--- BEGIN ---

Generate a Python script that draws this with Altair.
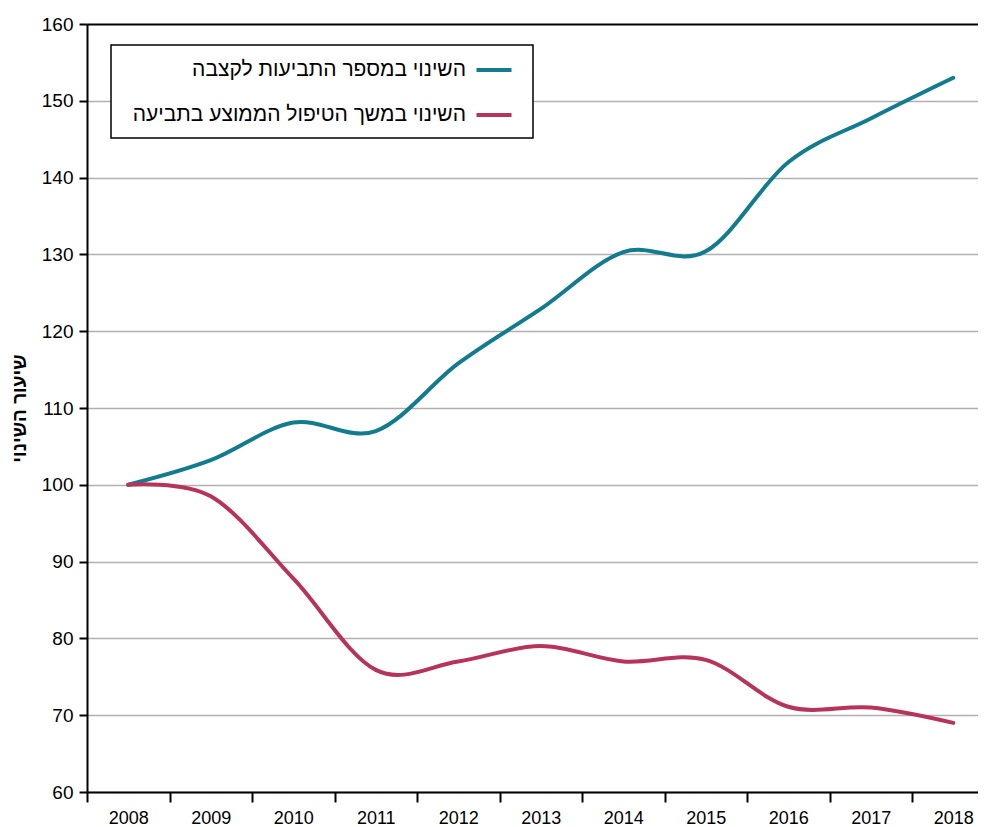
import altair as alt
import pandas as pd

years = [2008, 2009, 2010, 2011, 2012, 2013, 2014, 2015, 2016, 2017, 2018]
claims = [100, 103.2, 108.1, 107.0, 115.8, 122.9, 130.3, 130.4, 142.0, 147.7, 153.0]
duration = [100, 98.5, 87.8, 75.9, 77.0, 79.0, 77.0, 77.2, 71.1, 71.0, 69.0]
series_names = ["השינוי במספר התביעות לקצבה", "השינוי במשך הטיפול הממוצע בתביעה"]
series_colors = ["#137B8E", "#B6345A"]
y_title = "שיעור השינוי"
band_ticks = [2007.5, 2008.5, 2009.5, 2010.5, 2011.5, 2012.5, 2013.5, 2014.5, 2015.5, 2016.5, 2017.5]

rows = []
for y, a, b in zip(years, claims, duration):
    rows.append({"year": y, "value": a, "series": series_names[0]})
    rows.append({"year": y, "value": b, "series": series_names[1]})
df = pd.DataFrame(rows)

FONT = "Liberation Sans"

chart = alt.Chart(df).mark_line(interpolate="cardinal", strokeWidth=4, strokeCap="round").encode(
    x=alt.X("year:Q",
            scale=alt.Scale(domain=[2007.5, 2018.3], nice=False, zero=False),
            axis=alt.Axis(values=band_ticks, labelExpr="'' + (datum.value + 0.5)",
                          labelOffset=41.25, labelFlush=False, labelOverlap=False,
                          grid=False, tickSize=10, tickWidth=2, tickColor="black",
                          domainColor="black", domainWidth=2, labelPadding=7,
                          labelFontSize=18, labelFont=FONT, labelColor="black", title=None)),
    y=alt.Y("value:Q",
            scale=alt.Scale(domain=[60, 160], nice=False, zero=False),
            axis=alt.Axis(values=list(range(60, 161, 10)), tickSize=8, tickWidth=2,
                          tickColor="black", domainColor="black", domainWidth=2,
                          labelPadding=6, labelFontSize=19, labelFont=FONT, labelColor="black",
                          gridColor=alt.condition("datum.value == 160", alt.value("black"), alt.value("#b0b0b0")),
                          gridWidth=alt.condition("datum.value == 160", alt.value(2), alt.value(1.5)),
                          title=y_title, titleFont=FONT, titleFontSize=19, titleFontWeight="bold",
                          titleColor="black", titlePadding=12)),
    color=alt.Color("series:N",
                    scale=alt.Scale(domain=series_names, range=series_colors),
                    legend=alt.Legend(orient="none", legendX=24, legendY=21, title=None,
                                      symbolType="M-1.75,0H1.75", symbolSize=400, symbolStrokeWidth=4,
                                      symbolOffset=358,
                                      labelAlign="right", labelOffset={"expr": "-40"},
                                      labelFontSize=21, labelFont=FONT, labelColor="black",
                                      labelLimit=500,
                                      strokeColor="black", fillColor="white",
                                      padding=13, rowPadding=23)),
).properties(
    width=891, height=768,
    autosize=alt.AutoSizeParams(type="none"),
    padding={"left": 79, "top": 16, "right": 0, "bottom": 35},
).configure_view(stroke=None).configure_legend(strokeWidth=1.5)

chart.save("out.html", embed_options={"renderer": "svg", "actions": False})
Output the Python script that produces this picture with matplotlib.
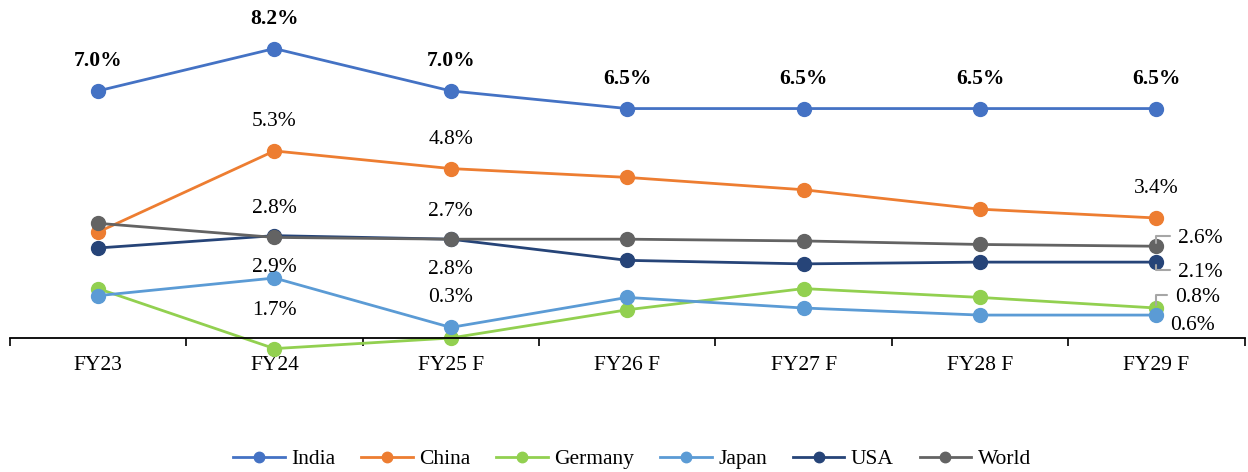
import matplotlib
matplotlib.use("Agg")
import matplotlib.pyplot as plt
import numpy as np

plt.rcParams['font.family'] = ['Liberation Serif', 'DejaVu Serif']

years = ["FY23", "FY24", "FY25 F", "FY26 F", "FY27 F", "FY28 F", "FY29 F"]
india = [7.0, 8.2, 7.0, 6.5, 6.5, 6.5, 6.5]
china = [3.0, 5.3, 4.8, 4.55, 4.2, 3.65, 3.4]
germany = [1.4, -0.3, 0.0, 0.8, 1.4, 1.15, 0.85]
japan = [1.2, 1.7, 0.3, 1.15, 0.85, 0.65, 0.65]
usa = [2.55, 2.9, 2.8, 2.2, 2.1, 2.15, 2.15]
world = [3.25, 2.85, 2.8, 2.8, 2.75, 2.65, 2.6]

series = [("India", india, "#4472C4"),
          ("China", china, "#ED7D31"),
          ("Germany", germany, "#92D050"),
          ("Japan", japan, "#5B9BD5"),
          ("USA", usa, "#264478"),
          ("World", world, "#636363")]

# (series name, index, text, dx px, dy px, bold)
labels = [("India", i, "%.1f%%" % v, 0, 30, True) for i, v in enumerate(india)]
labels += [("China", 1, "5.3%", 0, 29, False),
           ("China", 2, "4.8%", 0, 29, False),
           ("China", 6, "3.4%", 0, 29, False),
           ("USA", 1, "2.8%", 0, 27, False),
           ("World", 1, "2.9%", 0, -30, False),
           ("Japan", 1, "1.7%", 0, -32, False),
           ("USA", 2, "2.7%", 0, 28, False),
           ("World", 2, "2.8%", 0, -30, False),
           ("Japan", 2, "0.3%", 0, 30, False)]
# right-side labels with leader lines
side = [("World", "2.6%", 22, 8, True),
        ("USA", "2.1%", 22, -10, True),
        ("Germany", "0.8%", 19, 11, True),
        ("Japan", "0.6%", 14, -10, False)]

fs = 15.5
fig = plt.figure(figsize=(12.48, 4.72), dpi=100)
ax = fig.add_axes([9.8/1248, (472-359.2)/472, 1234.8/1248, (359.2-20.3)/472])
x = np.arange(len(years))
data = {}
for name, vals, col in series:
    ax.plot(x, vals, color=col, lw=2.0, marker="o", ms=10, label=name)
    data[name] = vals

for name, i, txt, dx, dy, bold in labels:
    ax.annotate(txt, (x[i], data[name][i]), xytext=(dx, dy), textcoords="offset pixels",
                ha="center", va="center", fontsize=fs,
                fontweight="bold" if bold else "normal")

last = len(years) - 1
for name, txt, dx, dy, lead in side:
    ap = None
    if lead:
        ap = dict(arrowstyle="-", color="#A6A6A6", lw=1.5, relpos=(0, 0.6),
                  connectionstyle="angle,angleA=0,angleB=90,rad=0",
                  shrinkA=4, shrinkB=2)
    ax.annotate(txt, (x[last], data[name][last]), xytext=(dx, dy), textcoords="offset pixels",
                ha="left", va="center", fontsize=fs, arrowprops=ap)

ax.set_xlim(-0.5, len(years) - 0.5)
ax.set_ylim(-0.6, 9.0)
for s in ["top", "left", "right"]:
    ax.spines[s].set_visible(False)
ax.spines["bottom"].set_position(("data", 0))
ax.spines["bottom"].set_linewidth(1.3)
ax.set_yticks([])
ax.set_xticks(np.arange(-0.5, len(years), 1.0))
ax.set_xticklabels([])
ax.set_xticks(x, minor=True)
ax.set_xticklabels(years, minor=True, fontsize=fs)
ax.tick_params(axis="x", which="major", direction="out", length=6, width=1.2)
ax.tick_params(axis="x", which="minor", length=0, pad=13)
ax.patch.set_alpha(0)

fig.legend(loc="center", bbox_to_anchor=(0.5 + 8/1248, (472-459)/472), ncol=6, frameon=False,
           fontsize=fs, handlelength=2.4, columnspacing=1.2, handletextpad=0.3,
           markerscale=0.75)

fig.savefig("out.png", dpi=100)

--- END ---

- [Problem requirements] The records shown above are to be repeated exactly, with the pictures left out.

- [The completed task]
Generate a Python script that draws this with Altair.
import altair as alt
import pandas as pd

years = [2008, 2009, 2010, 2011, 2012, 2013, 2014, 2015, 2016, 2017, 2018]
claims = [100, 103.2, 108.1, 107.0, 115.8, 122.9, 130.3, 130.4, 142.0, 147.7, 153.0]
duration = [100, 98.5, 87.8, 75.9, 77.0, 79.0, 77.0, 77.2, 71.1, 71.0, 69.0]
series_names = ["השינוי במספר התביעות לקצבה", "השינוי במשך הטיפול הממוצע בתביעה"]
series_colors = ["#137B8E", "#B6345A"]
y_title = "שיעור השינוי"
band_ticks = [2007.5, 2008.5, 2009.5, 2010.5, 2011.5, 2012.5, 2013.5, 2014.5, 2015.5, 2016.5, 2017.5]

rows = []
for y, a, b in zip(years, claims, duration):
    rows.append({"year": y, "value": a, "series": series_names[0]})
    rows.append({"year": y, "value": b, "series": series_names[1]})
df = pd.DataFrame(rows)

FONT = "Liberation Sans"

chart = alt.Chart(df).mark_line(interpolate="cardinal", strokeWidth=4, strokeCap="round").encode(
    x=alt.X("year:Q",
            scale=alt.Scale(domain=[2007.5, 2018.3], nice=False, zero=False),
            axis=alt.Axis(values=band_ticks, labelExpr="'' + (datum.value + 0.5)",
                          labelOffset=41.25, labelFlush=False, labelOverlap=False,
                          grid=False, tickSize=10, tickWidth=2, tickColor="black",
                          domainColor="black", domainWidth=2, labelPadding=7,
                          labelFontSize=18, labelFont=FONT, labelColor="black", title=None)),
    y=alt.Y("value:Q",
            scale=alt.Scale(domain=[60, 160], nice=False, zero=False),
            axis=alt.Axis(values=list(range(60, 161, 10)), tickSize=8, tickWidth=2,
                          tickColor="black", domainColor="black", domainWidth=2,
                          labelPadding=6, labelFontSize=19, labelFont=FONT, labelColor="black",
                          gridColor=alt.condition("datum.value == 160", alt.value("black"), alt.value("#b0b0b0")),
                          gridWidth=alt.condition("datum.value == 160", alt.value(2), alt.value(1.5)),
                          title=y_title, titleFont=FONT, titleFontSize=19, titleFontWeight="bold",
                          titleColor="black", titlePadding=12)),
    color=alt.Color("series:N",
                    scale=alt.Scale(domain=series_names, range=series_colors),
                    legend=alt.Legend(orient="none", legendX=24, legendY=21, title=None,
                                      symbolType="M-1.75,0H1.75", symbolSize=400, symbolStrokeWidth=4,
                                      symbolOffset=358,
                                      labelAlign="right", labelOffset={"expr": "-40"},
                                      labelFontSize=21, labelFont=FONT, labelColor="black",
                                      labelLimit=500,
                                      strokeColor="black", fillColor="white",
                                      padding=13, rowPadding=23)),
).properties(
    width=891, height=768,
    autosize=alt.AutoSizeParams(type="none"),
    padding={"left": 79, "top": 16, "right": 0, "bottom": 35},
).configure_view(stroke=None).configure_legend(strokeWidth=1.5)

chart.save("out.html", embed_options={"renderer": "svg", "actions": False})
Output the Python script that produces this picture with matplotlib.
import matplotlib
matplotlib.use("Agg")
import matplotlib.pyplot as plt
import numpy as np

plt.rcParams['font.family'] = ['Liberation Serif', 'DejaVu Serif']

years = ["FY23", "FY24", "FY25 F", "FY26 F", "FY27 F", "FY28 F", "FY29 F"]
india = [7.0, 8.2, 7.0, 6.5, 6.5, 6.5, 6.5]
china = [3.0, 5.3, 4.8, 4.55, 4.2, 3.65, 3.4]
germany = [1.4, -0.3, 0.0, 0.8, 1.4, 1.15, 0.85]
japan = [1.2, 1.7, 0.3, 1.15, 0.85, 0.65, 0.65]
usa = [2.55, 2.9, 2.8, 2.2, 2.1, 2.15, 2.15]
world = [3.25, 2.85, 2.8, 2.8, 2.75, 2.65, 2.6]

series = [("India", india, "#4472C4"),
          ("China", china, "#ED7D31"),
          ("Germany", germany, "#92D050"),
          ("Japan", japan, "#5B9BD5"),
          ("USA", usa, "#264478"),
          ("World", world, "#636363")]

# (series name, index, text, dx px, dy px, bold)
labels = [("India", i, "%.1f%%" % v, 0, 30, True) for i, v in enumerate(india)]
labels += [("China", 1, "5.3%", 0, 29, False),
           ("China", 2, "4.8%", 0, 29, False),
           ("China", 6, "3.4%", 0, 29, False),
           ("USA", 1, "2.8%", 0, 27, False),
           ("World", 1, "2.9%", 0, -30, False),
           ("Japan", 1, "1.7%", 0, -32, False),
           ("USA", 2, "2.7%", 0, 28, False),
           ("World", 2, "2.8%", 0, -30, False),
           ("Japan", 2, "0.3%", 0, 30, False)]
# right-side labels with leader lines
side = [("World", "2.6%", 22, 8, True),
        ("USA", "2.1%", 22, -10, True),
        ("Germany", "0.8%", 19, 11, True),
        ("Japan", "0.6%", 14, -10, False)]

fs = 15.5
fig = plt.figure(figsize=(12.48, 4.72), dpi=100)
ax = fig.add_axes([9.8/1248, (472-359.2)/472, 1234.8/1248, (359.2-20.3)/472])
x = np.arange(len(years))
data = {}
for name, vals, col in series:
    ax.plot(x, vals, color=col, lw=2.0, marker="o", ms=10, label=name)
    data[name] = vals

for name, i, txt, dx, dy, bold in labels:
    ax.annotate(txt, (x[i], data[name][i]), xytext=(dx, dy), textcoords="offset pixels",
                ha="center", va="center", fontsize=fs,
                fontweight="bold" if bold else "normal")

last = len(years) - 1
for name, txt, dx, dy, lead in side:
    ap = None
    if lead:
        ap = dict(arrowstyle="-", color="#A6A6A6", lw=1.5, relpos=(0, 0.6),
                  connectionstyle="angle,angleA=0,angleB=90,rad=0",
                  shrinkA=4, shrinkB=2)
    ax.annotate(txt, (x[last], data[name][last]), xytext=(dx, dy), textcoords="offset pixels",
                ha="left", va="center", fontsize=fs, arrowprops=ap)

ax.set_xlim(-0.5, len(years) - 0.5)
ax.set_ylim(-0.6, 9.0)
for s in ["top", "left", "right"]:
    ax.spines[s].set_visible(False)
ax.spines["bottom"].set_position(("data", 0))
ax.spines["bottom"].set_linewidth(1.3)
ax.set_yticks([])
ax.set_xticks(np.arange(-0.5, len(years), 1.0))
ax.set_xticklabels([])
ax.set_xticks(x, minor=True)
ax.set_xticklabels(years, minor=True, fontsize=fs)
ax.tick_params(axis="x", which="major", direction="out", length=6, width=1.2)
ax.tick_params(axis="x", which="minor", length=0, pad=13)
ax.patch.set_alpha(0)

fig.legend(loc="center", bbox_to_anchor=(0.5 + 8/1248, (472-459)/472), ncol=6, frameon=False,
           fontsize=fs, handlelength=2.4, columnspacing=1.2, handletextpad=0.3,
           markerscale=0.75)

fig.savefig("out.png", dpi=100)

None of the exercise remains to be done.